La forêt couvre les ¾ de la commune et c'est elle qui a sans doute entretenu
la première vie sur le plateau. Paradoxalement, elle deviendra vite bien exclusif
du possesseur de la terre et domaine interdit à l'habitant des lieux qui travaille
le sol. A peine à l'écart de la route franque qui, de Dijon,
menait à Sens par Saint Seine et Alésia, Etaules connaît sans doute,
le vigoureux effort agricole qui marque cette période franque où tous les textes
parlent de défrichements.
Notons les deux étapes primitives de l'usage du sol :
Celle des pasteurs qui se contentent de clairières puis celle des hommes du bronze
qui profitent de la relative sécheresse pour étendre leurs pâturages sur la forêt,
la lutte entre le bois et les champs, les désirs du peuple devant la forêt interdite.
Le gibier y est abondant : ours, aurochs, loups, cerfs et sangliers sont souvent cités.
Elle abrite en outre des brigands dont la présence est formellement attestée dès le IV°siècle ;
Les habitants du plateau sont souvent présentés comme sauvages et la région de Saint Seine
conservera longtemps sa mauvaise réputation, comme en témoignent les itinéraires de pélerins
du XVI° siècle.
Le défrichement est surtout guidé au V° siècle par l'extension des pâtures ;
les gardiens des troupeaux prennent une importance toute particulière et
la forêt pâtit quelque peu des abus commis, la loi des Burgondes permettant à tout individu non-possesseur
de forêt de prendre dans celle d'autrui les bois tombés et sans fruits.
Sous les Carolingiens, les Capitulaires (lois lombardes) défendent d'établir des forêts nouvelles.
On peut se demander pourquoi cette interdiction à une époque où le défrichement va bon train ?
C'est que la féodalité naissante, quelque peu bridée par l'administration carolingienne,
a besoin d'exutoire et les seigneurs dévastent les champs pour refaire de la forêt,
seule capable de témoigner de leur " standing "...
C'est encore sous les Carolingiens (Louis le Pieux)

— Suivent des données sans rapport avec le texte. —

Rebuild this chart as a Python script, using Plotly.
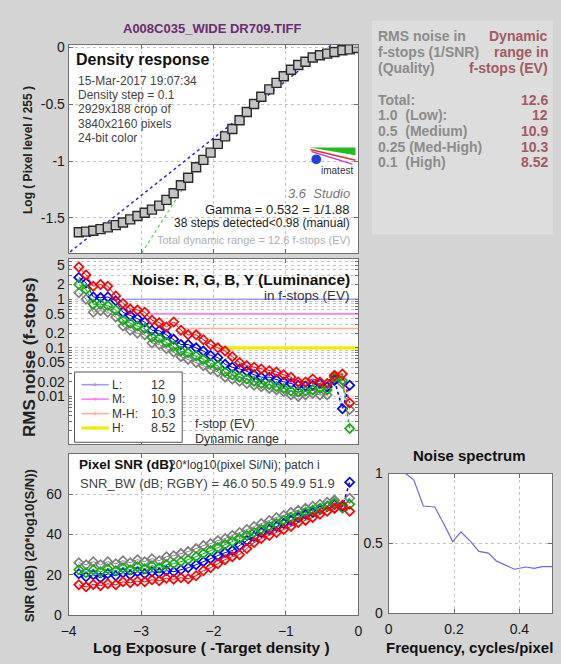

que les forêts privées se créent et que se fait la distinction entre la silva, forêt originelle,
et la forestis, réserve de chasse qui, souvent close (hagia) est à l'origine des " aiges " qui subsistent
sur la carte (les Aiges Moreau).
Bien que le droit royal s'exerçât sur toute la forêt, quelqu'en fut l'origine, les seigneurs n'auront
de cesse d'agrandir leurs garennes malgré les édits successifs. En plaine, même les défrichements
par les moines cisterciens furent surtout la mise en culture de marais ou de zones humides.
Remarquons le droit de vaine pâture sous bois autorisé à Etaules, pays forestier, avant l'annexion
des " pelouses " et des friches par les troupeaux des notables a toujours été interdite dans
les régions non moins forestières mais où la féodalité n'avait pas prise.
Par suite l'exploitation du minerai de fer et l'alimentation des forges vont creuser un vide
dans la forêt. En 1802, les 37 hauts fourneaux et les 44 forges de Côte d'Or consomment j
usqu'à 220 000 grandes cordes charbonnières de 2,5 stères provenant de la coupe de 3600 hectares de taillis.
Les améliorations apportées au rendement des foyers et à la fabrication du charbon de bois par Gaspard de Courtivron
joueront peu sur cette déforestation. L'essartage fait un peu au hasard s'attaque d'abord aux friches
puis aux garennes, rarement à la forêt même. En résumé, l'occupation et l'usage de la forêt ont connu
des variations nettes du fait de l'homme :
. Les peuples des tumuli de l'âge de bronze y vivent et la font pâturer.
. Les Gaulois la délaissent quelque peu et la forêt s'étend.
. Les défrichements gallo-romains réduisent la surface boisée.
. Les défrichements francs coïncident avec la remise en " accrues " de certains champs.
. La surface se maintient sous les Ducs de Bourgogne.
. Du XVI° au XVIII siècle, dévastation accélérée de la forêt qui perd qualité et surface
jusqu'à l'extinction des forges au charbon de bois et l'abolition du droit de parcours
vers la fin du XIX° siècle.
On peut affirmer que la forêt de 1970 est plus belle à tous les égards que celle décrite par Courtépée.
La couverture forestière du plateau reste remarquable : sa valeur n'est plus dans sa production
de bois et, par une évolution dont on pourrait beaucoup philosopher, c'est à présent le gibier
et le décor végétal qui lui confèrent de l'intérêt. Intérêt qui ne peut se chiffrer entièrement
et paraît moins évident à nos contemporains qu'aux sujets du Duc de Bourgogne...
éanmoins, la persistance de cet " élément essentiel de l'activité rurale " nous est garant
de l'authenticité rustique des rapports actuels entre les hommes et la terre du plateau.